First of all, I got through the first round of the TISS entrance. Yay! TISS was like this undoable, unattainable (yes, I don’t trust myself too much) place. And now I have a chance to be there. It’s awesome. Basically, the next step entails having to go to Mumbai (where TISS is located) for the interview and all. My friends and I are actually more excited about having a fun holiday in Mumbai before and after the much-famed torturous interview.
Now, once again, I find myself faced with a question which has been an essential and nagging part of my life for quite a few years now. What exactly do I want to be doing for the rest of my life? Do I want to get into the corporate sector? Do I want to remain in academics and become a Professor (how cool does that sound?!)? Am I interested in going into Social Work (the course I got through at TISS)? What do I want to do? And more importantly, by doing what right now, will I be able to make a career which I will love for my coming life? It’s a tough choice.
And I just can’t seem to decide.
Robert Frost’s beautiful poem makes more and more sense with every passing day.

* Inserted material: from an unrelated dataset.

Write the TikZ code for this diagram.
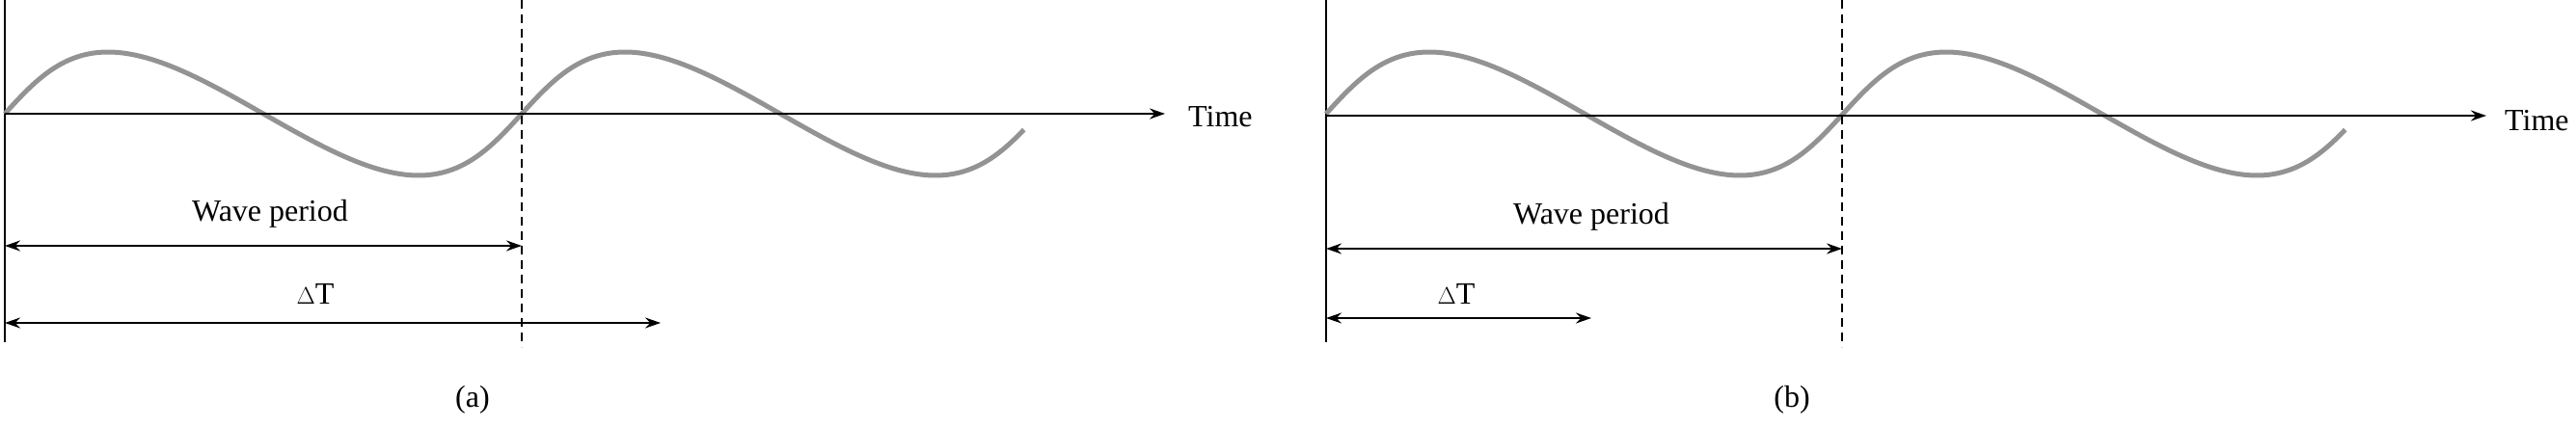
\documentclass[tikz,border=0pt]{standalone}
\usepackage{fontspec}
\setmainfont{Liberation Serif}
\usetikzlibrary{arrows.meta}
\begin{document}
\begin{tikzpicture}[x=1pt,y=-1pt,
  ax/.style={line width=2.5pt,-{Stealth[length=16pt,width=11pt]}},
  dim/.style={line width=2.2pt,{Stealth[length=16pt,width=11pt]}-{Stealth[length=16pt,width=11pt]}},
  wave/.style={line width=5pt,gray!85},
  dsh/.style={line width=2pt,dash pattern=on 9pt off 6pt},
  lbl/.style={font=\fontsize{32}{38}\selectfont,inner sep=0pt}]
\useasboundingbox (0,0) rectangle (2671,443);
\foreach \ox in {5, 1375}{
  \begin{scope}[xshift=\ox pt]
    \draw[line width=2.2pt] (0,0) -- (0,355);
    \draw[wave] plot[domain=0:705,samples=160,smooth] ({1.4889*\x-27*sin(\x)},{118-64*sin(\x)});
  \end{scope}
}
% panel a
\coordinate (a0) at (5,118); \coordinate (aE) at (1208,118);
\draw[ax] (a0) -- (aE);
\node[lbl,anchor=west] (timea) at (1232,121) {Time};
\draw[dsh] (541,0) -- (541,360);
\coordinate (aw1) at (5,255); \coordinate (aw2) at (541,255);
\draw[dim] (aw1) -- (aw2);
\node[lbl] (wpa) at (280,222) {Wave period};
\coordinate (ad1) at (5,335); \coordinate (ad2) at (685,335);
\draw[dim] (ad1) -- (ad2);
\node[lbl] (dta) at (327,305) {$\Delta$T};
\node[lbl] (capa) at (490,415) {(a)};
% panel b
\coordinate (b0) at (1375,120); \coordinate (bE) at (2578,120);
\draw[ax] (b0) -- (bE);
\node[lbl,anchor=west] (timeb) at (2597,125) {Time};
\draw[dsh] (1910,0) -- (1910,360);
\coordinate (bw1) at (1375,258); \coordinate (bw2) at (1910,258);
\draw[dim] (bw1) -- (bw2);
\node[lbl] (wpb) at (1650,225) {Wave period};
\coordinate (bd1) at (1375,330); \coordinate (bd2) at (1650,330);
\draw[dim] (bd1) -- (bd2);
\node[lbl] (dtb) at (1510,305) {$\Delta$T};
\node[lbl] (capb) at (1858,415) {(b)};
\end{tikzpicture}
\end{document}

Two roads diverged in a yellow wood,
And sorry I could not travel both
And be one traveler, long I stood
And looked down one as far as I could
To where it bent in the undergrowth;
Then took the other, as just as fair,
And having perhaps the better claim
Because it was grassy and wanted wear,
Though as for that the passing there
Had worn them really about the same,
And both that morning equally lay
In leaves no step had trodden black.
Oh, I marked the first for another day!
Yet knowing how way leads on to way
I doubted if I should ever come back.
I shall be telling this with a sigh
Somewhere ages and ages hence:
Two roads diverged in a wood, and I,
I took the one less traveled by,
And that has made all the difference.